What the exercise asks:
Up to and including the line with "import numpy as np", write out the listing from its first line, minus the pictures.

Information supplied:

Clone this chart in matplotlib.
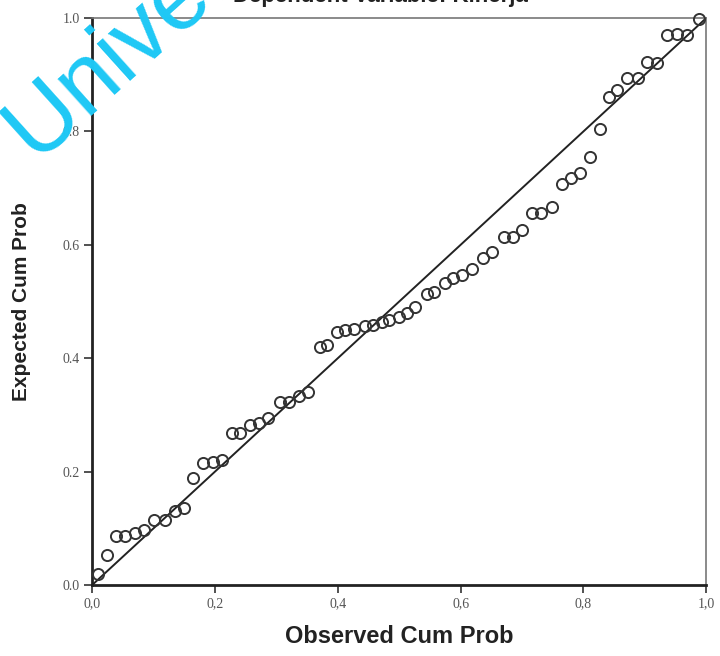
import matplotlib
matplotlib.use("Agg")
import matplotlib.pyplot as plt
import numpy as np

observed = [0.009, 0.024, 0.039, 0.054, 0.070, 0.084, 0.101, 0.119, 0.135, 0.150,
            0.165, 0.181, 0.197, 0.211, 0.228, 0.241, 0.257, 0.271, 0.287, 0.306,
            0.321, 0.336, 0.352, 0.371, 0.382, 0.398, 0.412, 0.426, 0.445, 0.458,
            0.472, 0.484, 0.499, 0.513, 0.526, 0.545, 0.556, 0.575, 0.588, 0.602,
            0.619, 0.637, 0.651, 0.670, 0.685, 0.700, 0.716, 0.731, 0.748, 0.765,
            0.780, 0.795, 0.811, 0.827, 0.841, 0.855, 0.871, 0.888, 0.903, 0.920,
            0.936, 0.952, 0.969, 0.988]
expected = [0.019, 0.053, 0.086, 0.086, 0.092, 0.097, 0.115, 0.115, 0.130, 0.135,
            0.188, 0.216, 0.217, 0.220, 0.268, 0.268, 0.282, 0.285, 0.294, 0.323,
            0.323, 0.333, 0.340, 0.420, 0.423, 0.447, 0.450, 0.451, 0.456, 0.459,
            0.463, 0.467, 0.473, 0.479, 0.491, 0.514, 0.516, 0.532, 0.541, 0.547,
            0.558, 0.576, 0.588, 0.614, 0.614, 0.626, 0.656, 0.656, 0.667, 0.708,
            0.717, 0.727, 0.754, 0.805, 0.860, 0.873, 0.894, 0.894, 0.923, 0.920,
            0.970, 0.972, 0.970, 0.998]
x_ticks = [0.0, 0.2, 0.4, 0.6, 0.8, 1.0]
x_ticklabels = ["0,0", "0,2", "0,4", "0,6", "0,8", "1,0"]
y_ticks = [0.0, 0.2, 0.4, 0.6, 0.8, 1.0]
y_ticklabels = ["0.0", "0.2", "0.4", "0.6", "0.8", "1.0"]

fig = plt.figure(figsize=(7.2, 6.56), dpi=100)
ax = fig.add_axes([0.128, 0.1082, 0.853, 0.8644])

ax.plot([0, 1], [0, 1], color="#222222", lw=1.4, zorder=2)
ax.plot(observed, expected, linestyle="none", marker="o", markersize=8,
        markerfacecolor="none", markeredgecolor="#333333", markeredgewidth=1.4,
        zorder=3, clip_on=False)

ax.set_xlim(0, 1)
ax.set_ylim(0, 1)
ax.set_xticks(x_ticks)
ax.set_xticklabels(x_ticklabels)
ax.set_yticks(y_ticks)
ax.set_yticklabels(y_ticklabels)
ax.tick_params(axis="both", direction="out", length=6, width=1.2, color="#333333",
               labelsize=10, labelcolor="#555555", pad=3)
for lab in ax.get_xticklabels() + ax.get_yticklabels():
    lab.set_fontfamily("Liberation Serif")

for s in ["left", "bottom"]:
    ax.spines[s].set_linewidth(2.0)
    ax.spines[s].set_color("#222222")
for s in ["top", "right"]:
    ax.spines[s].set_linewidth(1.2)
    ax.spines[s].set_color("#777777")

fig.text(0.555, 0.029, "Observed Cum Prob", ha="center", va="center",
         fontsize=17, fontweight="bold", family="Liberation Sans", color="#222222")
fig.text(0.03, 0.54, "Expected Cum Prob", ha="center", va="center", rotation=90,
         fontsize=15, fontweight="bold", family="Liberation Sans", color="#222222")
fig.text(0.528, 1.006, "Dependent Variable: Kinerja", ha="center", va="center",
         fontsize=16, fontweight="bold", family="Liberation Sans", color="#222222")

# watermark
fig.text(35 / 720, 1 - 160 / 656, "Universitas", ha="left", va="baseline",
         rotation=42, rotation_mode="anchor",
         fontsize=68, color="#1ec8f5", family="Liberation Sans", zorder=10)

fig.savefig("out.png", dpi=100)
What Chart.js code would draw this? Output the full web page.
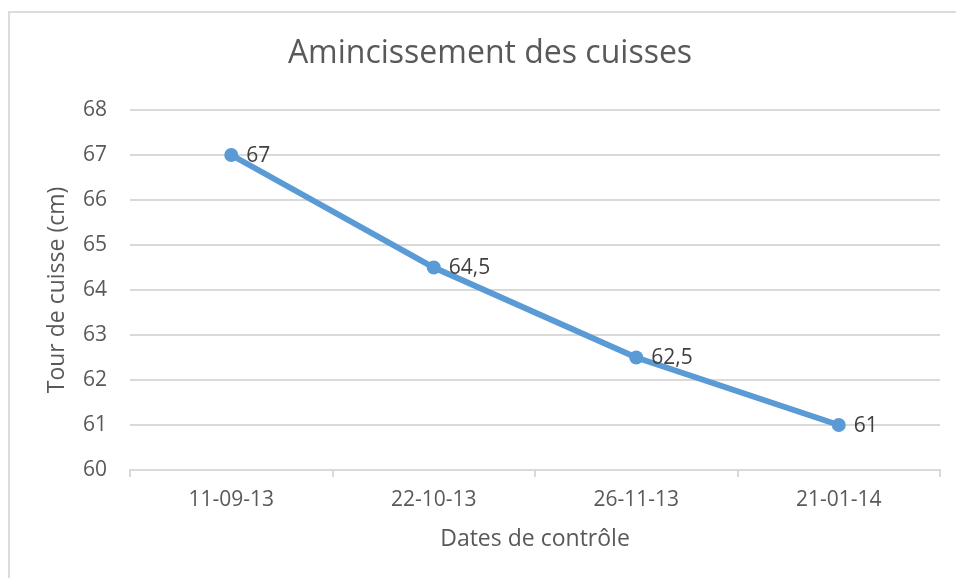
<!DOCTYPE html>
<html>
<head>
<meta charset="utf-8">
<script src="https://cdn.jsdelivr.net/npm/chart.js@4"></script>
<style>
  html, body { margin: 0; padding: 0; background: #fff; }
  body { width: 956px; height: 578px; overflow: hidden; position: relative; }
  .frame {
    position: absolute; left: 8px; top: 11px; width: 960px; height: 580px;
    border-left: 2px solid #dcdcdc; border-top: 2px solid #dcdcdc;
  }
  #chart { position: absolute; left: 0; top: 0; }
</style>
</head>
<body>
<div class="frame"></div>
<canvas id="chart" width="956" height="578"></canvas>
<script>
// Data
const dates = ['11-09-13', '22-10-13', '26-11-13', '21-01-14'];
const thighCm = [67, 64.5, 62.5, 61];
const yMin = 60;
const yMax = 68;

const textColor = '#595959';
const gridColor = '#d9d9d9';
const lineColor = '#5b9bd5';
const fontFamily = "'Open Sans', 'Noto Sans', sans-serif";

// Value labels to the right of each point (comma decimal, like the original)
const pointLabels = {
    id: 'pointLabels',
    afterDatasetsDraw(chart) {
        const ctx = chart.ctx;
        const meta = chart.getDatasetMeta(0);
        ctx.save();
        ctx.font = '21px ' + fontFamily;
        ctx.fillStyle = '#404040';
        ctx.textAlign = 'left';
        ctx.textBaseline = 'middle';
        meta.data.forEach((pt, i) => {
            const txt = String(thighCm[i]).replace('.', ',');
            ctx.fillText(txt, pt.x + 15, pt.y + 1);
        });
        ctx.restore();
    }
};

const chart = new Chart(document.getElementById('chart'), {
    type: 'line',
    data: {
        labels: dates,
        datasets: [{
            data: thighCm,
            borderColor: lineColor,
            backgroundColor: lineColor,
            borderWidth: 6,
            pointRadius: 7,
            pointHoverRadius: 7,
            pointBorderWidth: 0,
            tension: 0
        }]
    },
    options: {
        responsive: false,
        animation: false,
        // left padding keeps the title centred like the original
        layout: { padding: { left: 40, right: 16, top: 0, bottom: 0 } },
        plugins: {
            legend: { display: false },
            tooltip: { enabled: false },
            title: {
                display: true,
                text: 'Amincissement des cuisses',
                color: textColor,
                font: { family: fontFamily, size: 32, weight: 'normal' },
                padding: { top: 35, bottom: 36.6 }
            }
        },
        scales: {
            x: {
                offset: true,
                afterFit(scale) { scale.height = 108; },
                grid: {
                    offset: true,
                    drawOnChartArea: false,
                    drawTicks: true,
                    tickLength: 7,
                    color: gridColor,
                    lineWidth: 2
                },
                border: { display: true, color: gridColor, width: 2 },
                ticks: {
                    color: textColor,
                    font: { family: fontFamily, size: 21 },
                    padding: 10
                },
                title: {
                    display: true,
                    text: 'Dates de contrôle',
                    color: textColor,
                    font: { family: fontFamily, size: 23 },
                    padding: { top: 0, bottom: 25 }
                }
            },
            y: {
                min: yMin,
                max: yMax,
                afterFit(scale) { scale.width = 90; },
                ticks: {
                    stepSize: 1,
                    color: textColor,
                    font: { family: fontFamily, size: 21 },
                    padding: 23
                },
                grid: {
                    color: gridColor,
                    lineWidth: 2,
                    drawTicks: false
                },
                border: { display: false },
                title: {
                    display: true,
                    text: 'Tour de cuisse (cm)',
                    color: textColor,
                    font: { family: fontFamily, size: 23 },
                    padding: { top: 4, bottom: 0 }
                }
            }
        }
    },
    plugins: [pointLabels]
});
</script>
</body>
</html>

Solution below:
Clone this chart in matplotlib.
import matplotlib
matplotlib.use("Agg")
import matplotlib.pyplot as plt
import numpy as np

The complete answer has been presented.